Plate IDs

As discussed earlier in this documentation, GPlates uses the concept of a Plate ID to ascribe tectonic motion to a feature. All features using the same plate ID move in unison when reconstructed back through time. A plate ID is a non-negative whole number. Assigning specific meanings to specific plate IDs, such as making plate ID 714 correspond to northwest Africa, is up to the creator of the rotation file.

Plate IDs do not correspond to a physical tectonic plate, although they may represent the motion of features which are on that physical plate. Plate IDs can also be assigned to represent the motion of things on the same physical plate relative to one another - for example, the motion of an island arc caused by back-arc spreading. A subduction zone can be assigned one plate ID, and its associated island arc can be assigned another plate ID. The motion of both of these plate IDs can be anchored to a third plate ID, representing the global motion of the physical plate underneath the subduction zone and island arc.

Finite Rotations

Euler’s Displacement Theorem tells us that any displacement on the surface of the globe can be modelled as a rotation about some axis. This combination of axis and angle is called a finite rotation. Finite rotations are used by GPlates as the elementary building blocks of plate motion.

Total Reconstruction Poles

Total Reconstruction Poles tie finite rotations to plate motion. A total reconstruction pole is a finite rotation which "reconstructs" a plate from its present day position to its position at some point in time in the past. It is expressed as the combination of a "fixed" plate id, a "moving" plate id, a point in time and a finite rotation.

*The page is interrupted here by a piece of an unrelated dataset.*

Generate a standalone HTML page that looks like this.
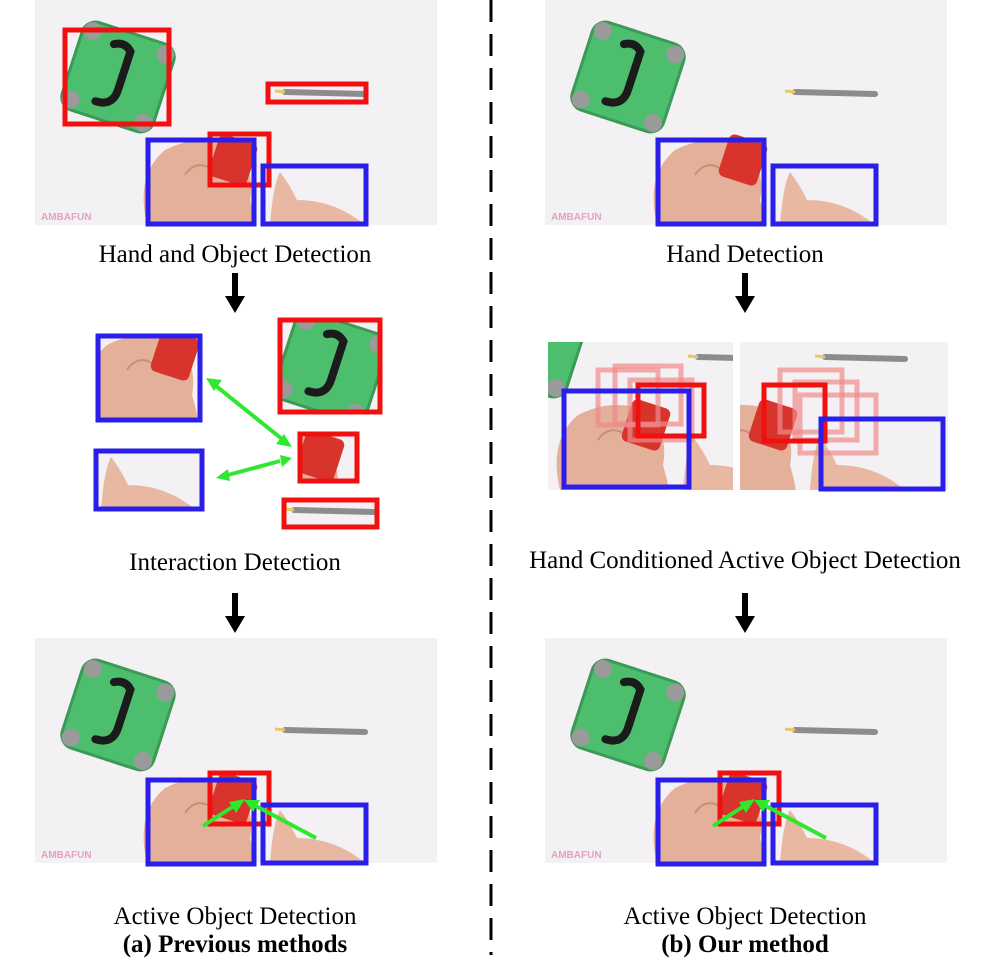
<!DOCTYPE html>
<html><head><meta charset="utf-8"><style>
html,body{margin:0;padding:0;background:#fff;}
svg{display:block;font-family:"Liberation Serif",serif;}
</style></head><body>
<svg width="984" height="970" viewBox="0 0 984 970">
<defs>
  <g id="suitcase">
    <g transform="rotate(18 0 0)">
      <rect x="-48" y="-46" width="96" height="92" rx="14" fill="#4dbd6e"/>
      <rect x="-48" y="-46" width="96" height="92" rx="14" fill="none" stroke="#3a9a56" stroke-width="3"/>
      <circle cx="-38" cy="-36" r="9" fill="#9a9a9a"/><circle cx="38" cy="-36" r="9" fill="#9a9a9a"/>
      <circle cx="-38" cy="36" r="9" fill="#9a9a9a"/><circle cx="38" cy="36" r="9" fill="#9a9a9a"/>
      <path d="M-14,-30 Q-4,-36 4,-28 L4,12 Q4,30 -14,30" fill="none" stroke="#1b1b1b" stroke-width="8" stroke-linecap="round"/>
    </g>
  </g>
  <g id="pencil">
    <line x1="0" y1="0" x2="80" y2="2" stroke="#8c8c8c" stroke-width="6" stroke-linecap="round"/>
    <line x1="-10" y1="-1" x2="0" y2="0" stroke="#e8c860" stroke-width="3"/>
  </g>
  <g id="hands">
    <path d="M112,225 Q100,175 130,150 Q170,130 205,150 Q220,175 215,200 Q222,225 220,225 Z" fill="#e5b09a"/>
    <path d="M150,175 Q160,160 175,168" stroke="#c98f78" stroke-width="2" fill="none"/>
    <path d="M235,225 Q238,185 245,172 Q255,185 262,200 Q300,200 330,225 Z" fill="#e9b8a2"/>
    <rect x="178" y="138" width="40" height="44" rx="6" transform="rotate(18 198 160)" fill="#d8342c"/>
  </g>
  <g id="scene">
    <rect x="0" y="0" width="402" height="225" fill="#f3f1f3"/>
    <use href="#suitcase" x="83" y="77"/>
    <use href="#pencil" x="250" y="92"/>
    <use href="#hands"/>
    <text x="6" y="220" font-family="Liberation Sans,sans-serif" font-size="10" font-weight="bold" fill="#e8a0c0">AMBAFUN</text>
  </g>
</defs>

<line x1="491" y1="0" x2="491" y2="955" stroke="#000" stroke-width="3" stroke-dasharray="22,12"/>

<!-- LEFT TOP -->
<g>
  <use href="#scene" x="35" y="0"/>
  <g fill="none" stroke-width="5">
    <rect x="65" y="30" width="104" height="94" stroke="#f01010"/>
    <rect x="268" y="84" width="98" height="18" stroke="#f01010"/>
    <rect x="210" y="134" width="59" height="51" stroke="#f01010"/>
    <rect x="148" y="140" width="106" height="84" stroke="#2a1ee8"/>
    <rect x="263" y="166" width="103" height="58" stroke="#2a1ee8"/>
  </g>
</g>
<text x="235" y="262" text-anchor="middle" font-size="25">Hand and Object Detection</text>
<g><rect x="232" y="273" width="6" height="26" fill="#000"/><polygon points="225,296 245,296 235,313" fill="#000"/></g>

<!-- LEFT MIDDLE -->
<g>
  <svg x="97" y="335" width="104" height="86" viewBox="120 140 104 86"><use href="#scene"/></svg>
  <rect x="98" y="336" width="102" height="84" fill="none" stroke="#2a1ee8" stroke-width="5"/>
  <svg x="278" y="318" width="104" height="96" viewBox="30 28 104 96"><use href="#scene"/></svg>
  <rect x="280" y="320" width="100" height="92" fill="none" stroke="#f01010" stroke-width="5"/>
  <svg x="298" y="432" width="60" height="50" viewBox="176 136 60 50"><use href="#scene"/></svg>
  <rect x="300" y="434" width="57" height="47" fill="none" stroke="#f01010" stroke-width="5"/>
  <svg x="94" y="449" width="109" height="61" viewBox="228 164 109 61"><use href="#scene"/></svg>
  <rect x="96" y="451" width="106" height="58" fill="none" stroke="#2a1ee8" stroke-width="5"/>
  <svg x="282" y="498" width="96" height="30" viewBox="238 80 96 30"><use href="#scene"/></svg>
  <rect x="284" y="500" width="93" height="27" fill="none" stroke="#f01010" stroke-width="5"/>
  <g stroke="#2ee82e" stroke-width="4" fill="#2ee82e">
    <line x1="216" y1="386" x2="282" y2="439"/>
    <polygon points="206,378 222,380 214,391" stroke="none"/>
    <polygon points="292,447 276,444 284,434" stroke="none"/>
    <line x1="228" y1="475" x2="280" y2="461"/>
    <polygon points="216,478 228,469 230,481" stroke="none"/>
    <polygon points="292,458 280,455 282,467" stroke="none"/>
  </g>
</g>
<text x="235" y="570" text-anchor="middle" font-size="25">Interaction Detection</text>
<g><rect x="232" y="593" width="6" height="26" fill="#000"/><polygon points="225,616 245,616 235,633" fill="#000"/></g>

<!-- LEFT BOTTOM -->
<g>
  <use href="#scene" x="35" y="638"/>
  <g fill="none" stroke-width="5">
    <rect x="210" y="773" width="59" height="51" stroke="#f01010"/>
    <rect x="148" y="780" width="106" height="84" stroke="#2a1ee8"/>
    <rect x="263" y="805" width="103" height="58" stroke="#2a1ee8"/>
  </g>
  <g stroke="#2ee82e" stroke-width="4" fill="#2ee82e">
    <line x1="203" y1="826" x2="234" y2="806"/><polygon points="245,799 236,813 229,802" stroke="none"/>
    <line x1="316" y1="838" x2="256" y2="806"/><polygon points="244,800 260,800 253,812" stroke="none"/>
  </g>
</g>
<text x="235" y="924" text-anchor="middle" font-size="25">Active Object Detection</text>
<text x="235" y="952" text-anchor="middle" font-size="25" font-weight="bold">(a) Previous methods</text>

<!-- RIGHT TOP -->
<g>
  <use href="#scene" x="545" y="0"/>
  <g fill="none" stroke-width="5">
    <rect x="658" y="140" width="106" height="84" stroke="#2a1ee8"/>
    <rect x="773" y="166" width="103" height="58" stroke="#2a1ee8"/>
  </g>
</g>
<text x="745" y="262" text-anchor="middle" font-size="25">Hand Detection</text>
<g><rect x="742" y="273" width="6" height="26" fill="#000"/><polygon points="735,296 755,296 745,313" fill="#000"/></g>

<!-- RIGHT MIDDLE -->
<g>
  <svg x="548" y="342" width="185" height="148" viewBox="100 77 185 148"><use href="#scene"/></svg>
  <g fill="none" stroke-width="5">
    <rect x="598" y="370" width="60" height="55" stroke="#f08a8a" opacity="0.7"/>
    <rect x="615" y="366" width="66" height="58" stroke="#f08a8a" opacity="0.7"/>
    <rect x="630" y="380" width="62" height="60" stroke="#f08a8a" opacity="0.7"/>
    <rect x="638" y="385" width="66" height="51" stroke="#f01010"/>
    <rect x="564" y="391" width="125" height="96" stroke="#2a1ee8"/>
  </g>
  <svg x="740" y="342" width="208" height="148" viewBox="165 77 208 148"><use href="#scene"/></svg>
  <g fill="none" stroke-width="5">
    <rect x="780" y="370" width="62" height="62" stroke="#f08a8a" opacity="0.7"/>
    <rect x="795" y="382" width="62" height="58" stroke="#f08a8a" opacity="0.7"/>
    <rect x="800" y="395" width="76" height="58" stroke="#f08a8a" opacity="0.7"/>
    <rect x="764" y="385" width="61" height="56" stroke="#f01010"/>
    <rect x="821" y="419" width="122" height="70" stroke="#2a1ee8"/>
  </g>
</g>
<text x="745" y="568" text-anchor="middle" font-size="25">Hand Conditioned Active Object Detection</text>
<g><rect x="742" y="593" width="6" height="26" fill="#000"/><polygon points="735,616 755,616 745,633" fill="#000"/></g>

<!-- RIGHT BOTTOM -->
<g>
  <use href="#scene" x="545" y="638"/>
  <g fill="none" stroke-width="5">
    <rect x="720" y="773" width="59" height="51" stroke="#f01010"/>
    <rect x="658" y="780" width="106" height="84" stroke="#2a1ee8"/>
    <rect x="773" y="805" width="103" height="58" stroke="#2a1ee8"/>
  </g>
  <g stroke="#2ee82e" stroke-width="4" fill="#2ee82e">
    <line x1="713" y1="826" x2="744" y2="806"/><polygon points="755,799 746,813 739,802" stroke="none"/>
    <line x1="826" y1="838" x2="766" y2="806"/><polygon points="754,800 770,800 763,812" stroke="none"/>
  </g>
</g>
<text x="745" y="924" text-anchor="middle" font-size="25">Active Object Detection</text>
<text x="745" y="952" text-anchor="middle" font-size="25" font-weight="bold">(b) Our method</text>
</svg>
</body></html>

Reconstructions are defined in a relative fashion; A single total reconstruction pole defines the motion of one plate id (the "moving" plate id) relative to another (the "fixed" plate id) at a specific moment in geological time. A sequence of total reconstruction poles is needed in order to fully model the motion of one particular plate across the surface of the globe throughout time.

Anchored Plate ID

A sequence of total reconstruction poles is used to model the motion of a single plate across the surface of the globe. The total reconstruction poles describe the relative motion between each plate, but ultimately this motion has to be traced back to a single plate ID which is considered "anchored". GPlates calls this the Anchored Plate ID. Generally, this plate ID corresponds to an absolute reference frame, such as a hotspot, paleomagnetic, or mantle reference frame. The convention is to assign the anchored plate ID to 000, but GPlates allows any plate ID to be used as the anchored plate ID.

The Rotation Hierarchy

To create the model of global plate rotations that is used in GPlates, total reconstruction poles are arranged to form a hierarchy, or tree-like structure. At the top of the hierarchy is the anchored plate ID. Successive plate IDs are further down the chain, linked by total reconstruction poles. To calculate the absolute rotation of a plate ID of a plate with a given plate ID. (relative to the fixed reference defined by the anchored plate ID, at a given time), GPlates starts at that point in the hierarchy and works its way up to the top - to the root of the tree.

Specify Anchored Plate ID

The Specify Anchored Plate ID command on the Reconstruction menu can be used to change which plate ID GPlates considers to be the globally fixed reference when performing reconstructions. Enter a new plate ID to be the anchor in the dialog that pops up, and GPlates will automatically rearrange the rotation hierarchy so that the specified plate ID is at the top.


Reconstruction Pole Dialog

The Total Reconstruction Pole Dialog is accessed from the Reconstruction menu. It contains four tables of information, relevant to the current reconstruction time and the current anchored plate ID.

Relative Rotations

This table lists all the total reconstruction poles in terms of the relative motions between plates, for the current reconstruction time.


Equivalent Rotations Relative To Anchored Plate

Similar to the Relative Rotations table, this lists rotations for each plate. However, the data presented here has been converted from individual relative rotations into the equivalent absolute rotation, relative to the anchored plate ID. Again, these apply to the current reconstruction time.


Reconstruction Tree

Here the reconstruction hierarchy is presented in a more natural, tree-like form. Relative rotations are listed, but individual nodes of the tree (plate IDs) can be expanded or collapsed, to explore the branches of the plate rotation model.


Plate Circuits To Stationary Plate

This tab of the Total Reconstruction Poles dialog can be used to trace a series of total reconstruction poles from any given plate ID back to the top of the hierarchy, the anchored plate ID. It is useful to quickly identify the other plate IDs that a chosen plate ID depends on.